━━ Dataset section ━━

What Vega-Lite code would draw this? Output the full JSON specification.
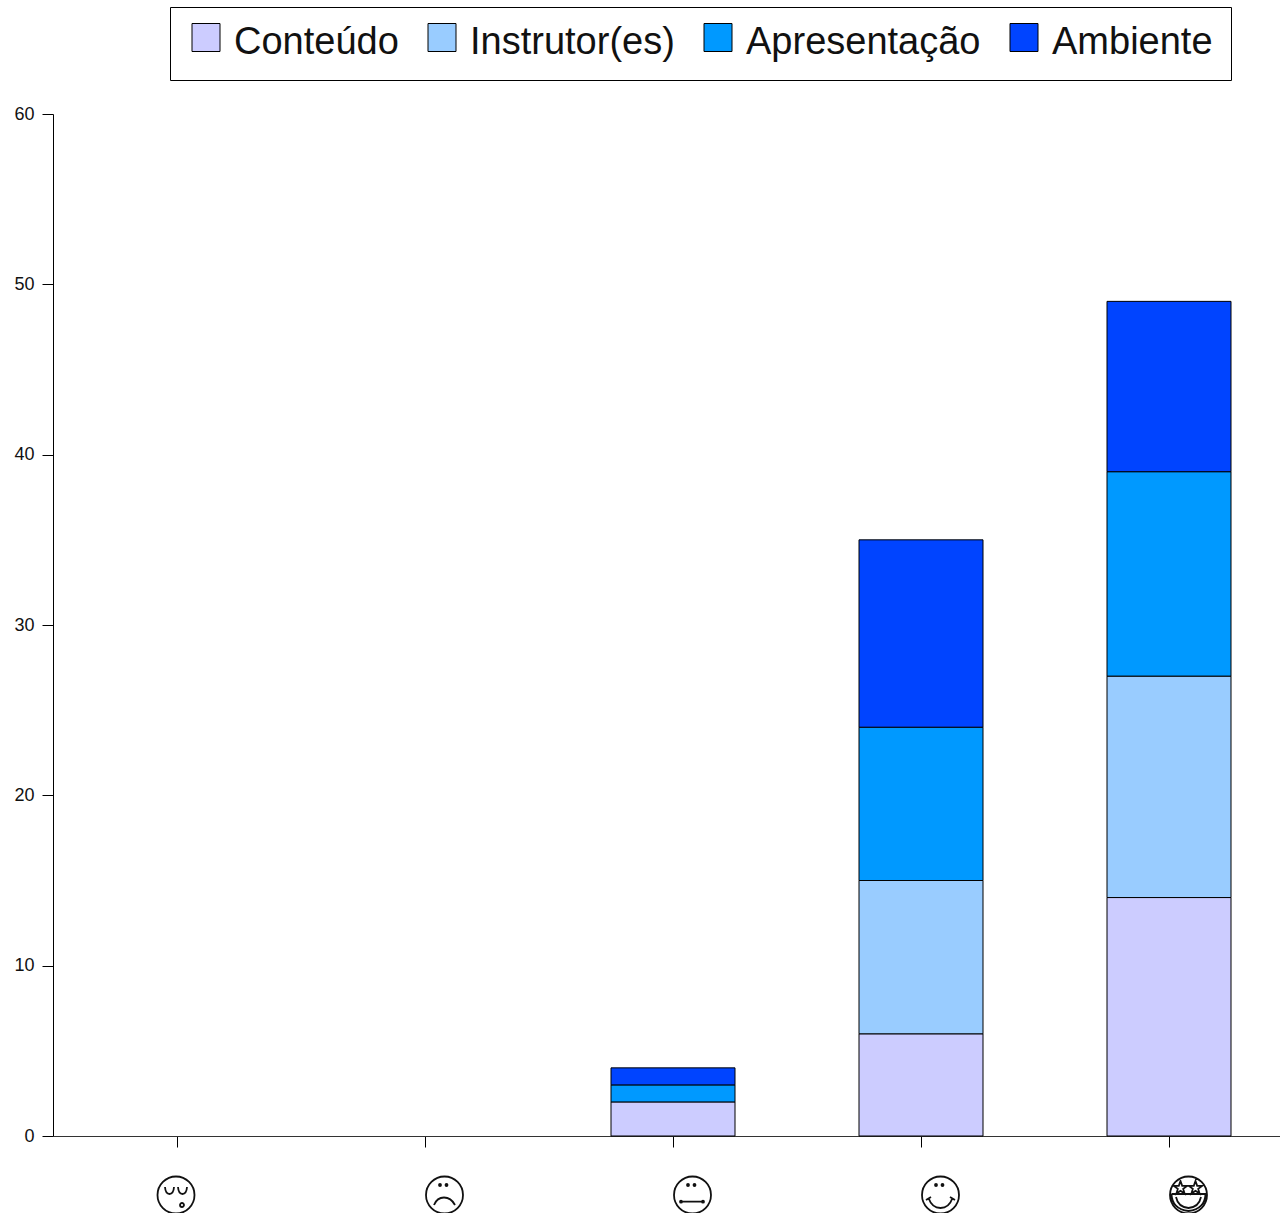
{
"$schema":"https://vega.github.io/schema/vega-lite/v6.json",
"width":1227,"height":1022,
"autosize":"none",
"padding":{"left":53,"top":114,"right":0,"bottom":77},
"background":"white",
"config":{"view":{"stroke":null},"font":"Liberation Sans"},
"layer":[
{"data":{"values":[
{"nota":"3","criterio":"Conteúdo","ordem":1,"valor":2},{"nota":"3","criterio":"Apresentação","ordem":3,"valor":1},{"nota":"3","criterio":"Ambiente","ordem":4,"valor":1},
{"nota":"4","criterio":"Conteúdo","ordem":1,"valor":6},{"nota":"4","criterio":"Instrutor(es)","ordem":2,"valor":9},{"nota":"4","criterio":"Apresentação","ordem":3,"valor":9},{"nota":"4","criterio":"Ambiente","ordem":4,"valor":11},
{"nota":"5","criterio":"Conteúdo","ordem":1,"valor":14},{"nota":"5","criterio":"Instrutor(es)","ordem":2,"valor":13},{"nota":"5","criterio":"Apresentação","ordem":3,"valor":12},{"nota":"5","criterio":"Ambiente","ordem":4,"valor":10}
]},
"mark":{"type":"bar","stroke":"#000","strokeWidth":1,"clip":false},
"encoding":{
"x":{"field":"nota","type":"nominal","scale":{"domain":["1","2","3","4","5"],"range":[0,1240],"paddingInner":0.5,"paddingOuter":0.25},
"axis":{"title":null,"labels":false,"tickSize":11,"tickColor":"#000","domainColor":"#333","domainWidth":1,"tickWidth":1,"grid":false}},
"y":{"field":"valor","type":"quantitative","stack":"zero","scale":{"domain":[0,60],"nice":false},
"axis":{"title":null,"values":[0,10,20,30,40,50,60],"tickSize":11,"tickColor":"#000","domainColor":"#000","labelFontSize":18,"labelColor":"#111","labelPadding":8,"labelFont":"Liberation Sans","grid":false}},
"order":{"field":"ordem","type":"quantitative"},
"color":{"field":"criterio","type":"nominal","scale":{"domain":["Conteúdo","Instrutor(es)","Apresentação","Ambiente"],"range":["#CCCCFF","#99CCFF","#0099FF","#0044FF"]},
"legend":{"title":null,"orient":"none","legendX":117,"legendY":-107,"direction":"horizontal","columns":4,"symbolType":"square","symbolSize":784,"symbolStrokeColor":"#000","symbolStrokeWidth":1,"symbolOffset":-1,"labelFontSize":38,"labelFont":"Liberation Sans","labelColor":"#111","labelOffset":9,"columnPadding":25,"padding":18,"strokeColor":"#000","fillColor":"#fff","symbolOpacity":1,"labelLimit":400,
"encode":{"symbols":{"update":{"y":{"value":12.5}}},"labels":{"update":{"dy":{"value":-1}}}}}}
}},
{"data":{"values":[{"nota":"1"},{"nota":"2"},{"nota":"3"},{"nota":"4"},{"nota":"5"}]},
"mark":{"type":"point","filled":false,"stroke":"#111","strokeWidth":1.8,"size":4,"opacity":1,"yOffset":59,"clip":false},
"encoding":{
"x":{"field":"nota","type":"nominal"},
"y":{"datum":0},
"shape":{"field":"nota","type":"nominal","legend":null,"scale":{"domain":["1","2","3","4","5"],"range":[
"M-19.5 0a18.5 18.5 0 1 0 37 0a18.5 18.5 0 1 0 -37 0M-12 -8Q-11.5 -1 -7.5 -1Q-3.5 -1 -3 -8M1 -8Q1.5 -1 5.5 -1Q9.5 -1 10 -8M3 10a2 2 0 1 0 4 0a2 2 0 1 0 -4 0",
"M1 0a18.5 18.5 0 1 0 37 0a18.5 18.5 0 1 0 -37 0M14 -10a1 1 0 1 0 2 0a1 1 0 1 0 -2 0M20.5 -10a1 1 0 1 0 2 0a1 1 0 1 0 -2 0M9 10Q12 2.5 19 2.5Q26 2.5 30 10",
"M1 0a18.5 18.5 0 1 0 37 0a18.5 18.5 0 1 0 -37 0M14 -10a1 1 0 1 0 2 0a1 1 0 1 0 -2 0M20.5 -10a1 1 0 1 0 2 0a1 1 0 1 0 -2 0M8 6.7L30 6.7M7 6.7a1 1 0 1 0 2 0a1 1 0 1 0 -2 0M29 6.7a1 1 0 1 0 2 0a1 1 0 1 0 -2 0",
"M1 0a18.5 18.5 0 1 0 37 0a18.5 18.5 0 1 0 -37 0M14 -10a1 1 0 1 0 2 0a1 1 0 1 0 -2 0M20.5 -10a1 1 0 1 0 2 0a1 1 0 1 0 -2 0M7.5 3Q11 13 19.5 13Q28 13 31.5 3M5 5L10 2M34 5L29 2",
"M1 0a18.5 18.5 0 1 0 37 0a18.5 18.5 0 1 0 -37 0M2.5 -1L36.5 -1Q36 14 19.5 16Q3 14 2.5 -1M7 2Q9 12 19.5 13Q30 12 32 2M11.5 -14l1.7 4.8l5 .1l-4 3l1.4 4.7l-4.1 -2.8l-4.1 2.8l1.4 -4.7l-4 -3l5 -.1zM26.5 -14l1.7 4.8l5 .1l-4 3l1.4 4.7l-4.1 -2.8l-4.1 2.8l1.4 -4.7l-4 -3l5 -.1z"
]}}
}}
]
}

━━━

- Problem requirements -
Write out every line above exactly as it is, leaving out the pictures.

- Output for this exercise -
What Vega-Lite code would draw this? Output the full JSON specification.
{
"$schema":"https://vega.github.io/schema/vega-lite/v6.json",
"width":1227,"height":1022,
"autosize":"none",
"padding":{"left":53,"top":114,"right":0,"bottom":77},
"background":"white",
"config":{"view":{"stroke":null},"font":"Liberation Sans"},
"layer":[
{"data":{"values":[
{"nota":"3","criterio":"Conteúdo","ordem":1,"valor":2},{"nota":"3","criterio":"Apresentação","ordem":3,"valor":1},{"nota":"3","criterio":"Ambiente","ordem":4,"valor":1},
{"nota":"4","criterio":"Conteúdo","ordem":1,"valor":6},{"nota":"4","criterio":"Instrutor(es)","ordem":2,"valor":9},{"nota":"4","criterio":"Apresentação","ordem":3,"valor":9},{"nota":"4","criterio":"Ambiente","ordem":4,"valor":11},
{"nota":"5","criterio":"Conteúdo","ordem":1,"valor":14},{"nota":"5","criterio":"Instrutor(es)","ordem":2,"valor":13},{"nota":"5","criterio":"Apresentação","ordem":3,"valor":12},{"nota":"5","criterio":"Ambiente","ordem":4,"valor":10}
]},
"mark":{"type":"bar","stroke":"#000","strokeWidth":1,"clip":false},
"encoding":{
"x":{"field":"nota","type":"nominal","scale":{"domain":["1","2","3","4","5"],"range":[0,1240],"paddingInner":0.5,"paddingOuter":0.25},
"axis":{"title":null,"labels":false,"tickSize":11,"tickColor":"#000","domainColor":"#333","domainWidth":1,"tickWidth":1,"grid":false}},
"y":{"field":"valor","type":"quantitative","stack":"zero","scale":{"domain":[0,60],"nice":false},
"axis":{"title":null,"values":[0,10,20,30,40,50,60],"tickSize":11,"tickColor":"#000","domainColor":"#000","labelFontSize":18,"labelColor":"#111","labelPadding":8,"labelFont":"Liberation Sans","grid":false}},
"order":{"field":"ordem","type":"quantitative"},
"color":{"field":"criterio","type":"nominal","scale":{"domain":["Conteúdo","Instrutor(es)","Apresentação","Ambiente"],"range":["#CCCCFF","#99CCFF","#0099FF","#0044FF"]},
"legend":{"title":null,"orient":"none","legendX":117,"legendY":-107,"direction":"horizontal","columns":4,"symbolType":"square","symbolSize":784,"symbolStrokeColor":"#000","symbolStrokeWidth":1,"symbolOffset":-1,"labelFontSize":38,"labelFont":"Liberation Sans","labelColor":"#111","labelOffset":9,"columnPadding":25,"padding":18,"strokeColor":"#000","fillColor":"#fff","symbolOpacity":1,"labelLimit":400,
"encode":{"symbols":{"update":{"y":{"value":12.5}}},"labels":{"update":{"dy":{"value":-1}}}}}}
}},
{"data":{"values":[{"nota":"1"},{"nota":"2"},{"nota":"3"},{"nota":"4"},{"nota":"5"}]},
"mark":{"type":"point","filled":false,"stroke":"#111","strokeWidth":1.8,"size":4,"opacity":1,"yOffset":59,"clip":false},
"encoding":{
"x":{"field":"nota","type":"nominal"},
"y":{"datum":0},
"shape":{"field":"nota","type":"nominal","legend":null,"scale":{"domain":["1","2","3","4","5"],"range":[
"M-19.5 0a18.5 18.5 0 1 0 37 0a18.5 18.5 0 1 0 -37 0M-12 -8Q-11.5 -1 -7.5 -1Q-3.5 -1 -3 -8M1 -8Q1.5 -1 5.5 -1Q9.5 -1 10 -8M3 10a2 2 0 1 0 4 0a2 2 0 1 0 -4 0",
"M1 0a18.5 18.5 0 1 0 37 0a18.5 18.5 0 1 0 -37 0M14 -10a1 1 0 1 0 2 0a1 1 0 1 0 -2 0M20.5 -10a1 1 0 1 0 2 0a1 1 0 1 0 -2 0M9 10Q12 2.5 19 2.5Q26 2.5 30 10",
"M1 0a18.5 18.5 0 1 0 37 0a18.5 18.5 0 1 0 -37 0M14 -10a1 1 0 1 0 2 0a1 1 0 1 0 -2 0M20.5 -10a1 1 0 1 0 2 0a1 1 0 1 0 -2 0M8 6.7L30 6.7M7 6.7a1 1 0 1 0 2 0a1 1 0 1 0 -2 0M29 6.7a1 1 0 1 0 2 0a1 1 0 1 0 -2 0",
"M1 0a18.5 18.5 0 1 0 37 0a18.5 18.5 0 1 0 -37 0M14 -10a1 1 0 1 0 2 0a1 1 0 1 0 -2 0M20.5 -10a1 1 0 1 0 2 0a1 1 0 1 0 -2 0M7.5 3Q11 13 19.5 13Q28 13 31.5 3M5 5L10 2M34 5L29 2",
"M1 0a18.5 18.5 0 1 0 37 0a18.5 18.5 0 1 0 -37 0M2.5 -1L36.5 -1Q36 14 19.5 16Q3 14 2.5 -1M7 2Q9 12 19.5 13Q30 12 32 2M11.5 -14l1.7 4.8l5 .1l-4 3l1.4 4.7l-4.1 -2.8l-4.1 2.8l1.4 -4.7l-4 -3l5 -.1zM26.5 -14l1.7 4.8l5 .1l-4 3l1.4 4.7l-4.1 -2.8l-4.1 2.8l1.4 -4.7l-4 -3l5 -.1z"
]}}
}}
]
}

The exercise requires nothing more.